Look through the records below and collect all lines that hold the string "with".

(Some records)
==================================================

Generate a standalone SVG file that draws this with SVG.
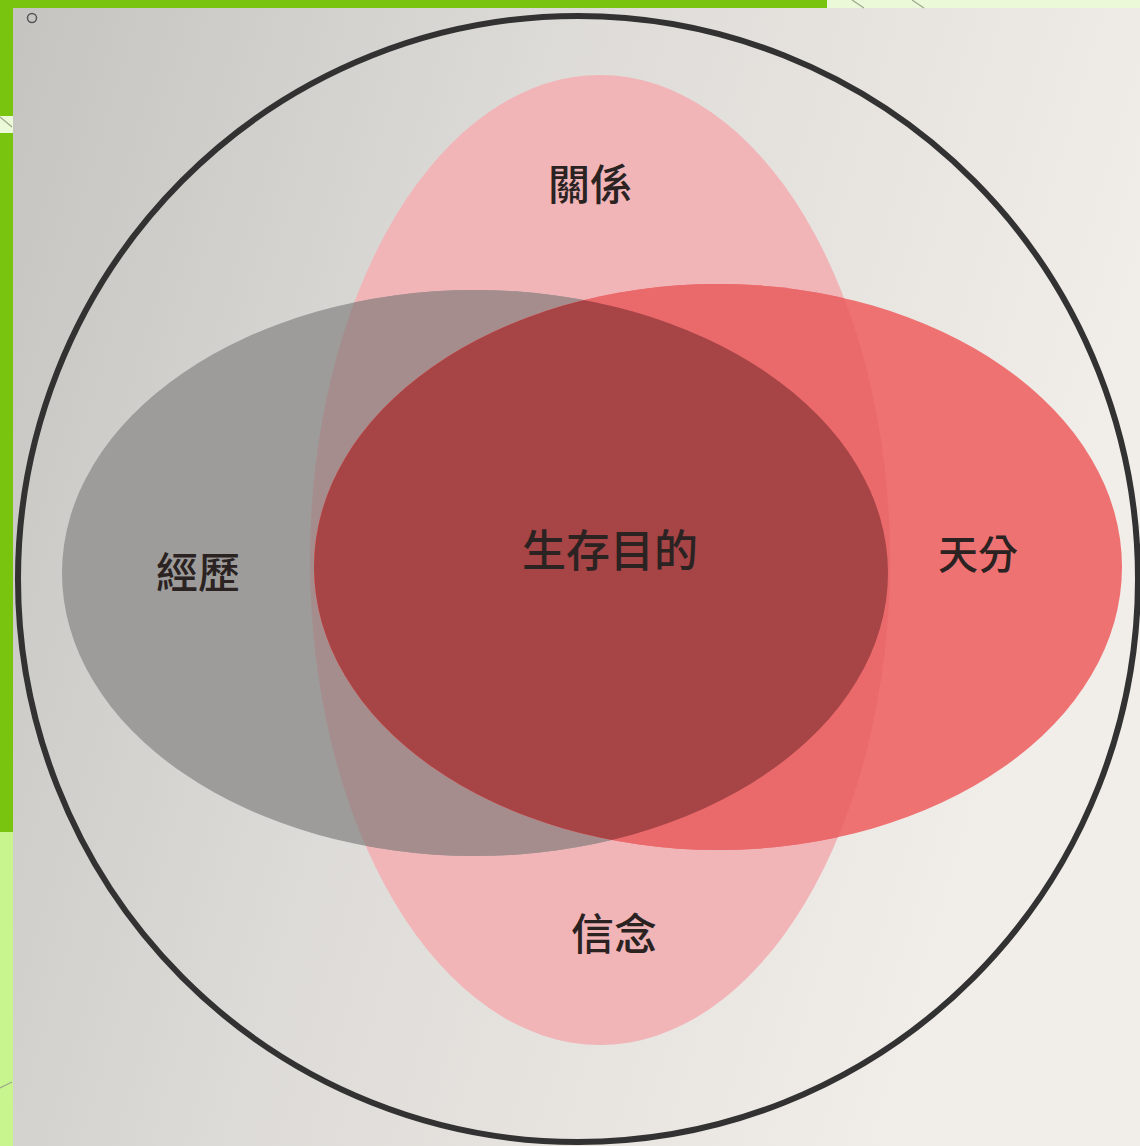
<svg xmlns="http://www.w3.org/2000/svg" width="1140" height="1146" viewBox="0 0 1140 1146">
  <defs>
    <linearGradient id="paper" x1="0" y1="0" x2="1" y2="0.3">
      <stop offset="0" stop-color="#c4c3bf"/>
      <stop offset="0.45" stop-color="#dddbd7"/>
      <stop offset="1" stop-color="#f1ede9"/>
    </linearGradient>
    <ellipse id="shape-pink" cx="600" cy="560" rx="290" ry="485"/>
    <ellipse id="shape-gray" cx="475" cy="573" rx="413" ry="283"/>
    <ellipse id="shape-red" cx="718" cy="567" rx="404" ry="283"/>
    <clipPath id="clip-gray"><use href="#shape-gray"/></clipPath>
    <clipPath id="clip-red"><use href="#shape-red"/></clipPath>
    <style>
      .lbl { font-family: "Noto Sans CJK TC", "Noto Sans CJK SC", sans-serif; font-weight: 500; fill: #2b2222; text-anchor: middle; }
      .deco { stroke: #9aa88a; stroke-width: 1.2; fill: none; }
    </style>
  </defs>

  <!-- paper background -->
  <rect x="0" y="0" width="1140" height="1146" fill="url(#paper)"/>

  <!-- frame decoration -->
  <g id="frame">
    <rect x="0" y="0" width="827" height="8" fill="#78c40e"/>
    <rect x="827" y="0" width="313" height="8" fill="#ebf9d8"/>
    <line class="deco" x1="852" y1="0" x2="864" y2="8"/>
    <line class="deco" x1="912" y1="0" x2="924" y2="8"/>
    <rect x="0" y="0" width="13" height="116" fill="#78c40e"/>
    <rect x="0" y="116" width="13" height="17" fill="#ebf9d8"/>
    <line class="deco" x1="0" y1="117" x2="12" y2="127"/>
    <rect x="0" y="133" width="13" height="699" fill="#78c40e"/>
    <rect x="0" y="832" width="13" height="314" fill="#c9f58f"/>
    <line class="deco" x1="0" y1="1088" x2="12" y2="1082"/>
  </g>

  <circle cx="32" cy="18" r="4.5" fill="none" stroke="#555" stroke-width="1.5"/>

  <!-- outer circle -->
  <g id="outer">
    <ellipse cx="578" cy="579" rx="560" ry="563" fill="none" stroke="#333232" stroke-width="6"/>
  </g>

  <!-- sets -->
  <g id="set-relationship">
    <use href="#shape-pink" fill="#f1b5b8"/>
  </g>
  <g id="set-experience">
    <use href="#shape-gray" fill="#9d9c9a"/>
    <use href="#shape-pink" fill="#a68d8d" clip-path="url(#clip-gray)"/>
  </g>
  <g id="set-talent">
    <use href="#shape-red" fill="#ef7273"/>
    <use href="#shape-pink" fill="#ea6a6c" clip-path="url(#clip-red)"/>
    <use href="#shape-gray" fill="#a64446" clip-path="url(#clip-red)"/>
  </g>

  <!-- labels -->
  <g id="label-relationship"><text class="lbl" x="590" y="200" font-size="42">關係</text></g>
  <g id="label-purpose"><text class="lbl" x="610" y="567" font-size="44">生存目的</text></g>
  <g id="label-experience"><text class="lbl" x="198" y="588" font-size="42">經歷</text></g>
  <g id="label-talent"><text class="lbl" x="978" y="569" font-size="40">天分</text></g>
  <g id="label-belief"><text class="lbl" x="614" y="950" font-size="43">信念</text></g>

  <g id="connectors"></g>
</svg>
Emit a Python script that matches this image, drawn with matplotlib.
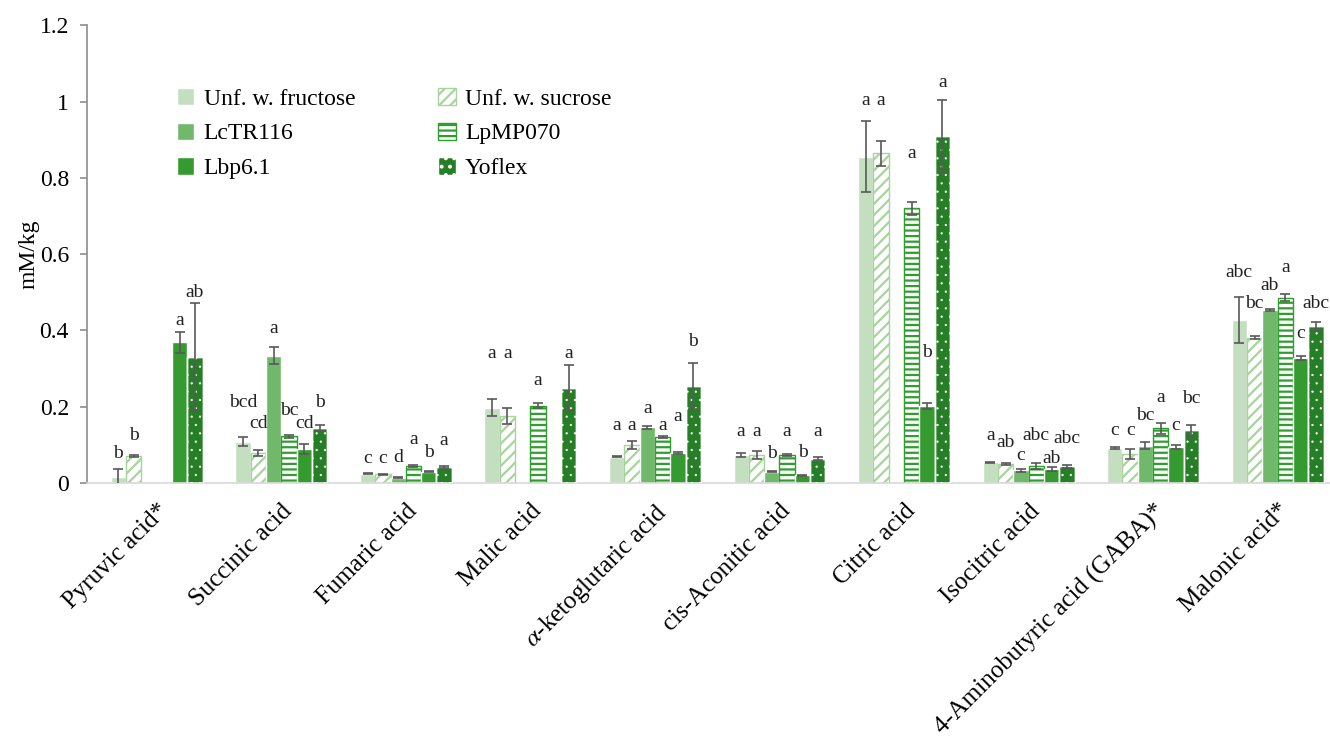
import numpy as np
import matplotlib
matplotlib.use("Agg")
import matplotlib.pyplot as plt
from matplotlib.patches import Patch
from matplotlib.ticker import FuncFormatter

nan = np.nan

acids = ['Pyruvic acid*', 'Succinic acid', 'Fumaric acid', 'Malic acid',
         r'$\alpha$-ketoglutaric acid', 'cis-Aconitic acid', 'Citric acid',
         'Isocitric acid', '4-Aminobutyric acid (GABA)*', 'Malonic acid*']

series = ['Unf. w. fructose', 'Unf. w. sucrose', 'LcTR116', 'LpMP070', 'Lbp6.1', 'Yoflex']

# mean values (mM/kg)
fructose = [0.016, 0.108, 0.025, 0.198, 0.069, 0.073, 0.855, 0.054, 0.091, 0.427]
sucrose = [0.071, 0.079, 0.023, 0.176, 0.099, 0.073, 0.864, 0.050, 0.075, 0.381]
lctr116 = [nan, 0.334, 0.014, nan, 0.146, 0.030, nan, 0.034, 0.098, 0.453]
lpmp070 = [nan, 0.123, 0.045, 0.203, 0.121, 0.073, 0.720, 0.045, 0.143, 0.486]
lbp61 = [0.369, 0.089, 0.030, nan, 0.079, 0.020, 0.202, 0.036, 0.095, 0.328]
yoflex = [0.331, 0.144, 0.042, 0.250, 0.254, 0.064, 0.909, 0.044, 0.138, 0.411]

# standard deviations
fructose_err = [0.022, 0.012, 0.002, 0.022, 0.002, 0.006, 0.093, 0.002, 0.003, 0.060]
sucrose_err = [0.003, 0.007, 0.002, 0.020, 0.010, 0.010, 0.032, 0.002, 0.013, 0.004]
lctr116_err = [nan, 0.022, 0.002, nan, 0.004, 0.002, nan, 0.004, 0.010, 0.002]
lpmp070_err = [nan, 0.004, 0.002, 0.007, 0.002, 0.002, 0.017, 0.008, 0.015, 0.010]
lbp61_err = [0.027, 0.013, 0.002, nan, 0.002, 0.002, 0.008, 0.005, 0.005, 0.005]
yoflex_err = [0.140, 0.008, 0.002, 0.059, 0.060, 0.003, 0.094, 0.004, 0.014, 0.012]

# significance letters
fructose_sig = ['b', 'bcd', 'c', 'a', 'a', 'a', 'a', 'a', 'c', 'abc']
sucrose_sig = ['b', 'cd', 'c', 'a', 'a', 'a', 'a', 'ab', 'c', 'bc']
lctr116_sig = ['', 'a', 'd', '', 'a', 'b', '', 'c', 'bc', 'ab']
lpmp070_sig = ['', 'bc', 'a', 'a', 'a', 'a', 'a', 'abc', 'a', 'a']
lbp61_sig = ['a', 'cd', 'b', '', 'a', 'b', 'b', 'ab', 'c', 'c']
yoflex_sig = ['ab', 'b', 'a', 'a', 'b', 'a', 'a', 'abc', 'bc', 'abc']

values = [fructose, sucrose, lctr116, lpmp070, lbp61, yoflex]
errors = [fructose_err, sucrose_err, lctr116_err, lpmp070_err, lbp61_err, yoflex_err]
letters = [fructose_sig, sucrose_sig, lctr116_sig, lpmp070_sig, lbp61_sig, yoflex_sig]

# layout: baseline height of each letter label, as placed in the original
label_y = [
    [0.065, 0.199, 0.052, 0.327, 0.139, 0.123, 0.990, 0.113, 0.126, 0.540],
    [0.113, 0.144, 0.052, 0.327, 0.139, 0.123, 0.990, 0.094, 0.126, 0.460],
    [None, 0.393, 0.055, None, 0.183, 0.065, None, 0.060, 0.165, 0.506],
    [None, 0.178, 0.102, 0.257, 0.139, 0.123, 0.851, 0.113, 0.212, 0.553],
    [0.414, 0.144, 0.068, None, 0.162, 0.068, 0.330, 0.052, 0.139, 0.380],
    [0.487, 0.199, 0.100, 0.327, 0.359, 0.123, 1.037, 0.105, 0.210, 0.458],
]

# styling per series
styles = [
    dict(facecolor='#c4dfc0', edgecolor='white', hatch=None),
    dict(facecolor='white', edgecolor='#a6d49c', hatch='///'),
    dict(facecolor='#70b86a', edgecolor='white', hatch=None),
    dict(facecolor='white', edgecolor='#2f9e2f', hatch='---'),
    dict(facecolor='#359a2f', edgecolor='white', hatch=None),
    dict(facecolor='#267e26', edgecolor='white', hatch=None),
]

plt.rcParams['font.family'] = ['Liberation Serif', 'DejaVu Serif']
plt.rcParams['mathtext.fontset'] = 'stix'

fig = plt.figure(figsize=(13.3, 7.42), dpi=100)
ax = fig.add_axes([0.0654, 0.349, 0.9346, 0.617])

x = np.arange(len(acids))
w = 0.123

for j, (vals, errs, sig, st) in enumerate(zip(values, errors, letters, styles)):
    vals = np.array(vals, dtype=float)
    errs = np.array(errs, dtype=float)
    xs = x + (j - 2.5) * w
    ok = ~np.isnan(vals)
    plt.rcParams['hatch.linewidth'] = 1.6
    ax.bar(xs[ok], vals[ok], width=w, facecolor=st['facecolor'],
           edgecolor=st['edgecolor'], hatch=st['hatch'], linewidth=1.0, zorder=2)
    if j == 5:
        # small white dots for Yoflex
        plt.rcParams['hatch.linewidth'] = 0.4
        ax.bar(xs[ok], vals[ok], width=w, facecolor='none', edgecolor='white',
               hatch='..', linewidth=1.0, zorder=3)
    ax.errorbar(xs[ok], vals[ok], yerr=errs[ok], fmt='none', ecolor='#595959',
                elinewidth=1.2, capsize=3.5, capthick=1.2, zorder=4)
    for i in np.where(ok)[0]:
        if sig[i]:
            ax.text(xs[i], label_y[j][i], sig[i], ha='center', va='baseline',
                    fontsize=14, color='#222222')

ax.set_xlim(-0.56, 9.42)
ax.set_ylim(0, 1.2)
ax.set_yticks(np.arange(0, 1.21, 0.2))
ax.yaxis.set_major_formatter(FuncFormatter(lambda v, p: f'{v:g}'))
ax.tick_params(axis='y', labelsize=17, length=5, color='#8c8c8c', width=1.2, pad=8)
ax.set_xticks(x)
ax.set_xticklabels(acids, rotation=45, ha='right', rotation_mode='anchor', fontsize=18)
ax.tick_params(axis='x', length=0, pad=12)
ax.set_ylabel('mM/kg', fontsize=17, labelpad=0)

for side in ['top', 'right']:
    ax.spines[side].set_visible(False)
ax.spines['left'].set_color('#8c8c8c')
ax.spines['left'].set_linewidth(1.2)
ax.spines['bottom'].set_color('#d9d9d9')
ax.spines['bottom'].set_linewidth(1.2)

plt.rcParams['hatch.linewidth'] = 1.6
handles = []
for j in range(6):
    st = styles[j]
    if j == 5:
        handles.append(Patch(facecolor=st['facecolor'], edgecolor='white', hatch='..'))
    else:
        handles.append(Patch(facecolor=st['facecolor'], edgecolor=st['edgecolor'],
                             hatch=st['hatch']))
order = [0, 2, 4, 1, 3, 5]
ax.legend([handles[k] for k in order], [series[k] for k in order], ncol=2,
          loc='upper left', bbox_to_anchor=(0.055, 0.91), frameon=False,
          fontsize=17, handlelength=0.75, handleheight=0.75, handletextpad=0.4,
          columnspacing=3.5, labelspacing=0.55)

fig.savefig('out.png', dpi=100)
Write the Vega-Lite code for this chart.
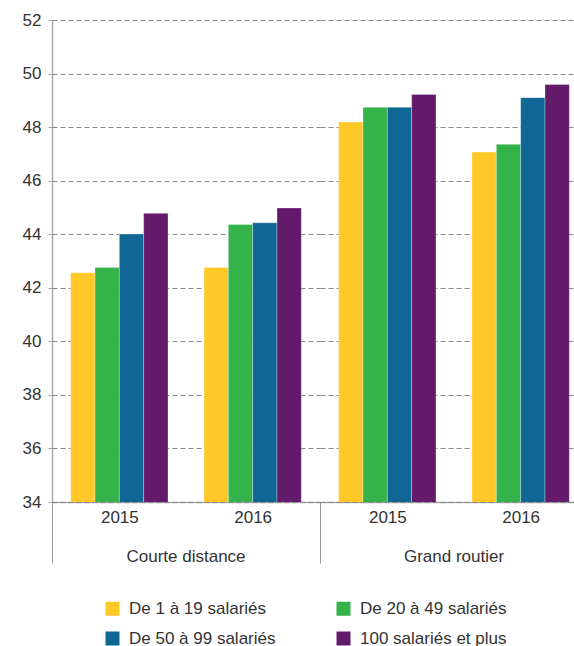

==================================================

▶ [SOLUTION FOR THIS PROBLEM]:
Generate a standalone SVG file that draws this with SVG.
Emit a Python script that matches this image, drawn with matplotlib.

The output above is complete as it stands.